Eine jüdische Seele

von Tuvia Bolton

In den letzten Tagen des israelischen Feldzuges „Frieden in Galiläa“ im Jahr 1982 im Libanon war ich einer von zehn Chassidim, denen die Armee erlaubte, die Soldaten in Beirut aufzumuntern. Die Soldaten begrüßten uns, als würden wir das Ende des Krieges verkünden. Die ganze Nacht gingen wir von Gruppe zu Gruppe und sangen, tanzten, lachten und machten natürlich L’Chaims. Wir hatten keine Zeit zu schlafen. Als der Morgen dämmerte, holten wir unsere Tefillin aus den Reisetaschen und fragten die Soldaten, ob sie eine Mizwa befolgen wollten, indem sie die Riemen eine Minute anlegten.

In dieser Morgenstunde schliefen die meisten Soldaten noch. Ich suchte nach „Kunden“ und stieß auf zehn offene Jeeps, in denen jeweils zwei Soldaten saßen. Die Motoren liefen, und die Männer warteten in der kühlen Morgenluft auf ihre Befehle. Offenbar war es ein Kampfauftrag, denn sie waren bis an die Zähne bewaffnet und trugen dicke, schusssichere Westen und Stahlhelme.

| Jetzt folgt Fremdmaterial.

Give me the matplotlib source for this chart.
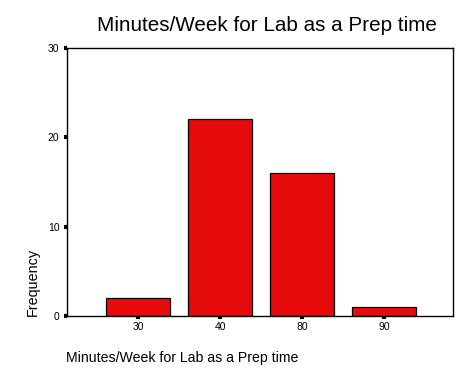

Ich ging zum ersten Jeep und fragte die Soldaten, ob sie Tefillin anlegen wollten, und einer bejahte. Dann ging ich zum nächsten Fahrzeug, stellte dem Fahrer die gleiche Frage – und erlebte eine unliebsame Überraschung. Er hörte nur zu, schaute stur geradeaus und antwortete nicht. Also stand ich da und wartete. Nach einigen Sekunden der Stille drehte er sich zu mir um und sagte: „Verschwinde, du Parasit, du religiöser Gauner! Wenn du nicht abhaust, reiße ich dich in Stücke! Ich hasse euch Ungeziefer!“

Mir schien, dass die Antwort „nein“ lautete! Ich versuchte zu lächeln und etwas zu sagen; aber da hörte ich eine verzweifelte Stimme rufen: „Rabbi, Rabbi, komm zu mir – ich will die Tefillin tragen!“ Ich war froh, dass ich gehen durfte, wandte mich um und ging zum dritten Jeep. „Sag mir, Rabbi“, rief der Soldat aufgeregt, als ich ein paar Schritte gegangen und noch ein gutes Stück von ihm entfernt war. „Wenn ich Tefillin trage, wird G–tt mich dann schützen?“

Der Mann hatte offensichtlich große Angst. Vor einem Tag hatte er wahrscheinlich noch als Verkäufer gearbeitet; dann hatte die Armee ihn gerufen, und plötzlich war er an der Front.

„Hör zu, mein Freund“, versicherte ich ihm. „G-tt schützt dich mit oder ohne Tefillin. Sei unbesorgt. Er liebt dich, weil du ein Jude bist. Aber wenn G–tt dich kostenlos schützt, kannst du ruhig etwas für ihn tun, was dich nichts kostet und Tefillin anlegen!“

Anscheinend hatte der Soldat im zweiten Jeep, der mich beschimpft hatte, alles mitgehört, denn als ich seinem Kameraden die Tefillin gegeben hatte, rief er: „He, Rabbi, komm her!“ Ich drehte mich um und sah, dass er einen Ärmel aufrollte, als wolle er Tefillin anlegen. Er winkte mir, und ich ging einige Schritte auf ihn zu.

„Was willst du?“, fragte ich. „Was ist passiert?“

„Was kümmert es dich?“, erwiderte er. „Ich möchte die Tefillin auch tragen.“

Ich sah ihn an und machte eine israelische Geste, die bedeutete: „Meinst du das ernst?“

„Hör zu, Freund“, sagte er. „Tefillin zu tragen, um in den Himmel zu kommen oder fromm zu sein, ist nichts für mich. Aber Tefillin ohne Grund zu tragen – dazu bin ich bereit!“


So ist die tatkräftige jüdische Seele. Sie weist alle guten Gründe für eine Mizwa zurück, einschließlich der mystischen; aber sie begrüßt die Tat als solche. Weil ein Jude seinem Wesen nach tun will, was G–tt will, ist er nicht nur spirituell mit G–tt eins, sondern auch - und sogar noch mehr – in seinem täglichen materiellen Leben.